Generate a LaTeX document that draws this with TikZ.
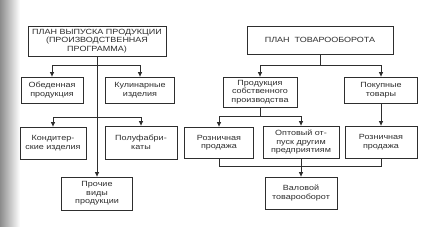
\documentclass[tikz,border=0pt]{standalone}
\usepackage{fontspec}
\setmainfont[FakeStretch=1.2]{Liberation Sans}
\usetikzlibrary{arrows.meta,calc}
\definecolor{ink}{HTML}{2E2E2E}
\begin{document}
\begin{tikzpicture}[x=1pt,y=-1pt,
  box/.style={draw=ink,line width=0.8pt,rectangle,align=center,inner sep=0pt,
    font=\fontsize{7.5}{8.6}\selectfont,text=ink},
  conn/.style={draw=ink,line width=0.8pt},
  arr/.style={conn,-{Triangle[length=4.5pt,width=4pt]}}]
\useasboundingbox (0,0) rectangle (430,227);
\fill[white] (0,0) rectangle (430,227);
\shade[left color=black!45,right color=white,draw=none] (0,0) rectangle (20,227);
% left part
\node[box,minimum width=138pt,minimum height=30pt] (A) at (97,41) {ПЛАН ВЫПУСКА ПРОДУКЦИИ\\(ПРОИЗВОДСТВЕННАЯ\\ПРОГРАММА)};
\node[box,minimum width=62pt,minimum height=26pt] (B) at (52,90) {Обеденная\\продукция};
\node[box,minimum width=69pt,minimum height=26pt] (C) at (140,90) {Кулинарные\\изделия};
\node[box,minimum width=66pt,minimum height=32pt] (D) at (53,143) {Кондитер-\\ские изделия};
\node[box,minimum width=72pt,minimum height=33pt] (E) at (141,142.5) {Полуфабри-\\каты};
\node[box,minimum width=71pt,minimum height=33pt] (F) at (97,193.5) {Прочие\\виды\\продукции};
% right part
\node[box,minimum width=146pt,minimum height=28pt] (G) at (320,40) {ПЛАН\ \ ТОВАРООБОРОТА};
\node[box,minimum width=74pt,minimum height=30pt] (H) at (260,92) {Продукция\\собственного\\производства};
\node[box,minimum width=73pt,minimum height=26pt] (I) at (381,90) {Покупные\\товары};
\node[box,minimum width=69pt,minimum height=31pt] (J) at (219,142.5) {Розничная\\продажа};
\node[box,minimum width=76pt,minimum height=32pt] (K) at (301,142) {Оптовый от-\\пуск другим\\предприятиям};
\node[box,minimum width=72pt,minimum height=32pt] (L) at (381,142) {Розничная\\продажа};
\node[box,minimum width=72pt,minimum height=32pt] (M) at (301,193) {Валовой\\товарооборот};
% coordinates
\coordinate (a1) at (97,65);
\coordinate (a2) at (97,117);
\coordinate (g1) at (320,65);
\coordinate (h1) at (260,116);
\coordinate (m1) at (301,166);
% left connectors
\draw[arr] (A.south) -- (F.north);
\draw[arr] (a1) -| (B.north);
\draw[arr] (a1) -| (C.north);
\draw[arr] (a2) -| (D.north);
\draw[arr] (a2) -| (E.north);
% right connectors
\draw[conn] (G.south) -- (g1);
\draw[arr] (g1) -| (H.north);
\draw[arr] (g1) -| (I.north);
\draw[conn] (H.south) -- (h1);
\draw[arr] (h1) -| (J.north);
\draw[arr] (h1) -| (K.north);
\draw[arr] (I.south) -- (L.north);
\draw[conn] (J.south) |- (m1);
\draw[conn] (L.south) |- (m1);
\draw[conn] (K.south) -- (m1);
\draw[arr] (m1) -- (M.north);
\end{tikzpicture}
\end{document}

Instructions for the task :: Leave the pictures out and output the rest of the listing exactly.

Solution for this exercise ::
Generate a LaTeX document that draws this with TikZ.
\documentclass[tikz,border=0pt]{standalone}
\usepackage{fontspec}
\setmainfont[FakeStretch=1.2]{Liberation Sans}
\usetikzlibrary{arrows.meta,calc}
\definecolor{ink}{HTML}{2E2E2E}
\begin{document}
\begin{tikzpicture}[x=1pt,y=-1pt,
  box/.style={draw=ink,line width=0.8pt,rectangle,align=center,inner sep=0pt,
    font=\fontsize{7.5}{8.6}\selectfont,text=ink},
  conn/.style={draw=ink,line width=0.8pt},
  arr/.style={conn,-{Triangle[length=4.5pt,width=4pt]}}]
\useasboundingbox (0,0) rectangle (430,227);
\fill[white] (0,0) rectangle (430,227);
\shade[left color=black!45,right color=white,draw=none] (0,0) rectangle (20,227);
% left part
\node[box,minimum width=138pt,minimum height=30pt] (A) at (97,41) {ПЛАН ВЫПУСКА ПРОДУКЦИИ\\(ПРОИЗВОДСТВЕННАЯ\\ПРОГРАММА)};
\node[box,minimum width=62pt,minimum height=26pt] (B) at (52,90) {Обеденная\\продукция};
\node[box,minimum width=69pt,minimum height=26pt] (C) at (140,90) {Кулинарные\\изделия};
\node[box,minimum width=66pt,minimum height=32pt] (D) at (53,143) {Кондитер-\\ские изделия};
\node[box,minimum width=72pt,minimum height=33pt] (E) at (141,142.5) {Полуфабри-\\каты};
\node[box,minimum width=71pt,minimum height=33pt] (F) at (97,193.5) {Прочие\\виды\\продукции};
% right part
\node[box,minimum width=146pt,minimum height=28pt] (G) at (320,40) {ПЛАН\ \ ТОВАРООБОРОТА};
\node[box,minimum width=74pt,minimum height=30pt] (H) at (260,92) {Продукция\\собственного\\производства};
\node[box,minimum width=73pt,minimum height=26pt] (I) at (381,90) {Покупные\\товары};
\node[box,minimum width=69pt,minimum height=31pt] (J) at (219,142.5) {Розничная\\продажа};
\node[box,minimum width=76pt,minimum height=32pt] (K) at (301,142) {Оптовый от-\\пуск другим\\предприятиям};
\node[box,minimum width=72pt,minimum height=32pt] (L) at (381,142) {Розничная\\продажа};
\node[box,minimum width=72pt,minimum height=32pt] (M) at (301,193) {Валовой\\товарооборот};
% coordinates
\coordinate (a1) at (97,65);
\coordinate (a2) at (97,117);
\coordinate (g1) at (320,65);
\coordinate (h1) at (260,116);
\coordinate (m1) at (301,166);
% left connectors
\draw[arr] (A.south) -- (F.north);
\draw[arr] (a1) -| (B.north);
\draw[arr] (a1) -| (C.north);
\draw[arr] (a2) -| (D.north);
\draw[arr] (a2) -| (E.north);
% right connectors
\draw[conn] (G.south) -- (g1);
\draw[arr] (g1) -| (H.north);
\draw[arr] (g1) -| (I.north);
\draw[conn] (H.south) -- (h1);
\draw[arr] (h1) -| (J.north);
\draw[arr] (h1) -| (K.north);
\draw[arr] (I.south) -- (L.north);
\draw[conn] (J.south) |- (m1);
\draw[conn] (L.south) |- (m1);
\draw[conn] (K.south) -- (m1);
\draw[arr] (m1) -- (M.north);
\end{tikzpicture}
\end{document}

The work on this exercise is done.